Scientists poring over the first returned samples from asteroid Bennu are uncovering clues that make the early solar system feel less like ancient history and more like a puzzle we can finally solve. Inside the dark grains collected by NASA’s OSIRIS-REx mission, researchers have identified three headline-making discoveries: sugars linked to biology, a strange gum-like material packed with key elements, and an unexpectedly large supply of stardust that predates our solar system.
The idea driving this research is as big as it is tantalizing: asteroids may have carried essential chemical ingredients for life and delivered them to early Earth through impacts billions of years ago. OSIRIS-REx was built to test that possibility by bringing pristine material home for laboratory analysis. After the spacecraft returned to Earth in September 2023 with pieces of Bennu, teams around the world began carefully examining what the asteroid has been preserving for ages.
One of the most attention-grabbing results comes from the detection of sugars, including ribose and glucose, in the Bennu material. Ribose matters because it’s a key component of RNA, one of life’s fundamental molecules. Even more notable, glucose appears in the samples as well—marking the first time glucose has been identified in an extraterrestrial sample. This strengthens the argument that asteroids can contain important organic molecules, potentially helping seed young planets with the chemistry needed for life.
There’s another twist: researchers did not find deoxyribose, the sugar that forms part of DNA. That absence adds an intriguing bit of support for the “RNA world” hypothesis—the long-debated idea that life may have started with RNA-like systems before DNA became dominant. While it doesn’t prove the theory on its own, the chemical profile in the Bennu samples fits unusually well with that storyline.
A second research group found something that reads like science fiction but is firmly grounded in analysis: an ancient, mysterious substance that behaves like gum. What makes it especially compelling is its chemistry. The material is extremely rich in nitrogen and oxygen, elements that play central roles in many biological and prebiotic compounds. Scientists believe this gum-like substance likely formed very early in the solar system’s history—so early that one expert described it as originating in the “Beginning of the beginning.” In other words, Bennu may be carrying chemical snapshots from the solar system’s earliest moments, long before planets fully took shape.

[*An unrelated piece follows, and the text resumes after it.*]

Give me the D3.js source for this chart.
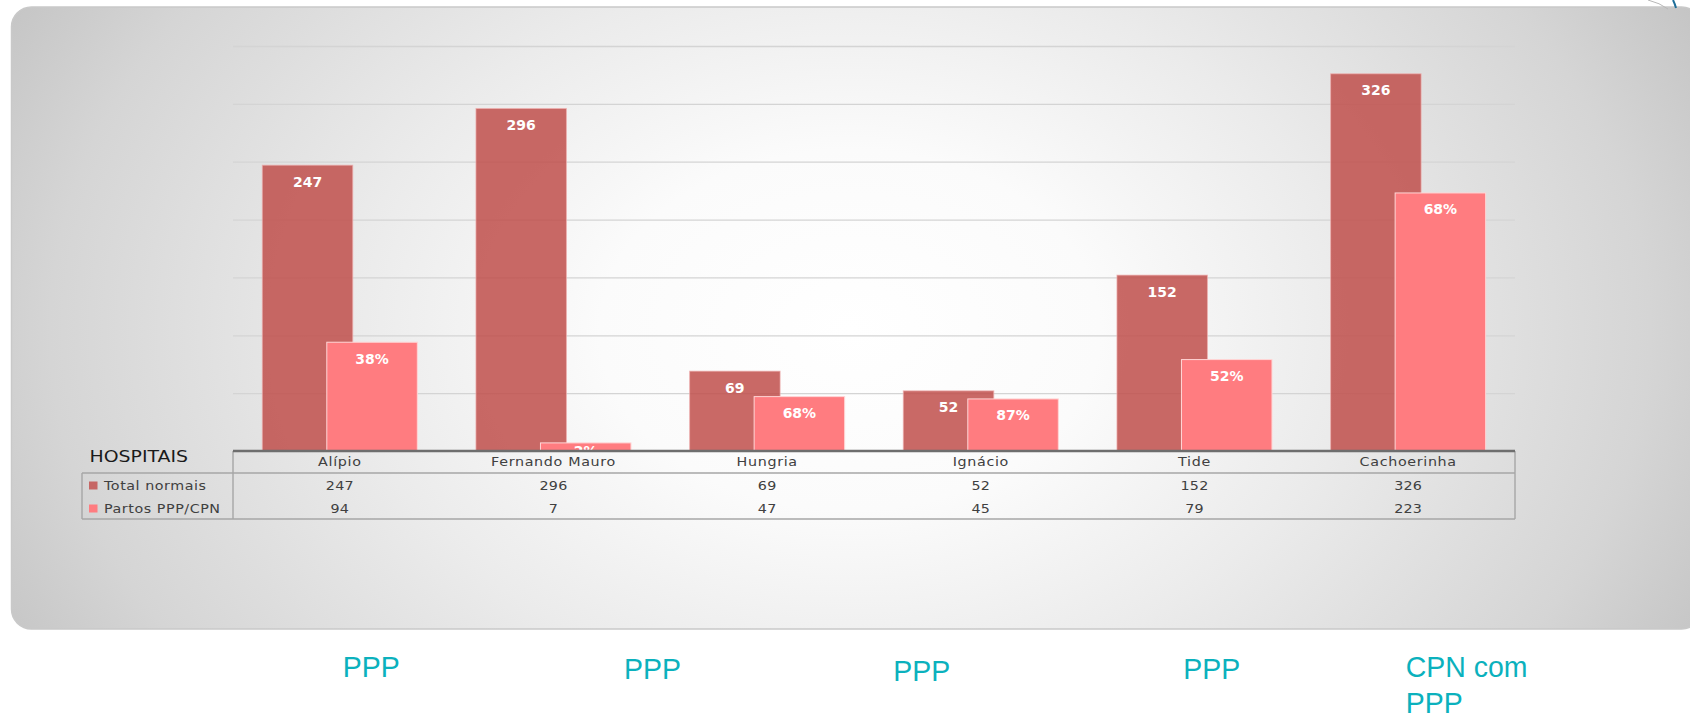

Then there’s the dust—an enormous amount of it. A separate team analyzing the Bennu samples reported large quantities of presolar grains, tiny particles created by stars that died before the Sun and planets existed. Finding so much of this ancient stardust suggests Bennu’s parent body formed in a region heavily enriched by material from exploding stars. It also hints that parts of Bennu avoided being heavily altered by water or heat, allowing some grains to remain nearly unchanged for billions of years—essentially time capsules from before the solar system was born.
Together, these discoveries make Bennu far more than a typical space rock. The sugars point to life-relevant chemistry in asteroids, the gum-like substance hints at complex early solar system processes, and the presolar grains provide rare, concentrated evidence of stellar material that helped build our planetary neighborhood. As more studies emerge from the OSIRIS-REx sample cache, Bennu could become one of the most important references for understanding how planets formed—and how the chemistry that powers life might travel through space.
The sugar study was published in Nature Geoscience, while the findings on the gum-like material and the stardust-rich dust were published in Nature Astronomy.